Kim Kardashian Says She 'Like Literally' Has Body Dysmorphia


Sometimes the news isn’t as straightforward as it’s made to seem. Haley Quinn, The Mighty’s mental health staff member, explains what to keep in mind if you see this topic or similar stories in your newsfeed. This is The Mighty Takeaway. 

In a recent episode of “Keeping Up With the Kardashians,” Kim Kardashian West revealed she had anxiety after being photographed from an unflattering angle, and that she might be struggling with body dysmorphia. She doesn’t explain whether or not she actually has the disorder, but says, “You take pictures and people just body shame you… It’s like literally giving me body dysmorphia.”

Although we don’t want to discount Kim’s struggles, it’s important we don’t confuse struggling with your body image after seeing an “unflattering” photograph with having body dysmorphic disorder (BDD). Just like people sometimes say they’re “depressed” when they’ve actually just had a bad day, or say they “want to kill themselves” because they’ve done something embarrassing (or like the time Khloe Kardashian made a KHLO-C-D: Cookie Jar video), it can be easy for people to confuse body dysmorphic disorder with a bad body image day or having an insecurity.

According to the Mayo Clinic, those who experience body dysmorphic disorder become extremely preoccupied with a perceived flaw in appearance that may be unrealistic — and that may not even be perceivable by others. Those struggling might focus on things like acne, complexion, blemishes, facial or body hair, breast size, vein appearance or muscle size — not just body shape or size in general, as commonly understoodAs Mighty contributor Rachel Grawlewski, who struggles with body dysmorphic disorder, wrote, “BDD goes deeper than feeling self-conscious.” 

Additionally, those struggling with BDD may believe that others take special notice of their appearance in a negative or mocking way. Rachel states that, “Whenever I am speaking with someone, I keep telling myself they are staring at my flaws and must be thinking to themselves how they are disgusted by me.”

These preoccupations can lead people who struggle with BDD to engage in behaviors or compulsions that are difficult to control — including skin picking, excessive grooming, constantly looking in the mirror and taking too many photos — in order to fix or hide perceived flaws.

But what truly sets BDD apart from insecurity, bad body image or feeling self-conscious about a photo, is how much these preoccupations and compulsions cause immense emotional distress, interrupt day-to-day functioning and affect one’s quality of life. Although, like with most mental illnesses, there is no one size fits all diagnosis — it’s incredibly important to remember this is a psychiatric disorder that greatly impacts the lives of many, and by joking about it or using it flippantly, we continue to reinforce the stigma that mental illness isn’t that serious.
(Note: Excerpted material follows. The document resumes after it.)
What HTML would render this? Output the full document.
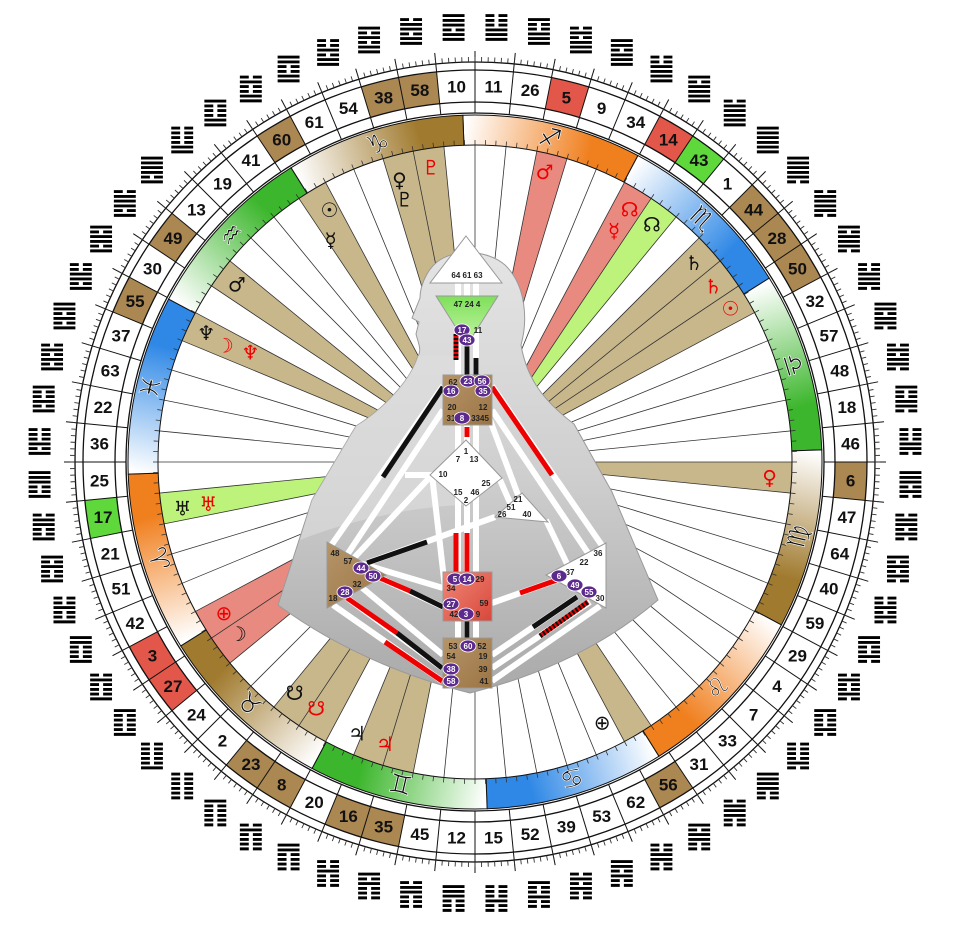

While we cannot officially say whether Kim actually has body dysmorphia or not, her references to the anxiety she’s experienced after being robbed at gunpoint in October of 2016, combined with comments she made in an interview with Rolling Stone about how “she’ll photograph herself 30 times to find the right selfie,” could be interpreted as signs that she is indeed struggling. According to the mental health organization, Mind, depression and anxiety increase the likelihood of triggering BDD. Other common contributors to the development of BDD include abuse, bullying, low self-esteem, fear of being alone or isolated, perfectionistic tendencies and genetics. With that being said, it is unsure as to what extent Kim’s “anxiety over her body” affects her quality of life and and day-to-day functions.

While it’s no secret Kim has faced her fair share of body-shaming and inevitably must feel pressure to adhere to the media’s beauty standards, it’s easy to see why this reality TV star could create misinterpretations of what struggling with BDD is like.

Regardless, it’s important to note that just like mental illness, body dysmorphia doesn’t discriminate. According to the International OCD Foundation, BDD affects 1.7 to 2.4 percent of the general population, including men, and maybe more since those with the disorder are often reluctant to reveal their BDD symptoms. Additionally, the onset of mental illness can occur to anyone — even Kim Kardashian West — at any point in one’s lifetime. You can still be body positive and struggle with BDD. You can still use social media and deal with body dysmorphia. But please, be careful when making comments about psychiatric disorders that severely affect other people’s live. And if you or someone you know if struggling with body dysmorphic disorder, remember you are not alone, you deserve help and help is out there.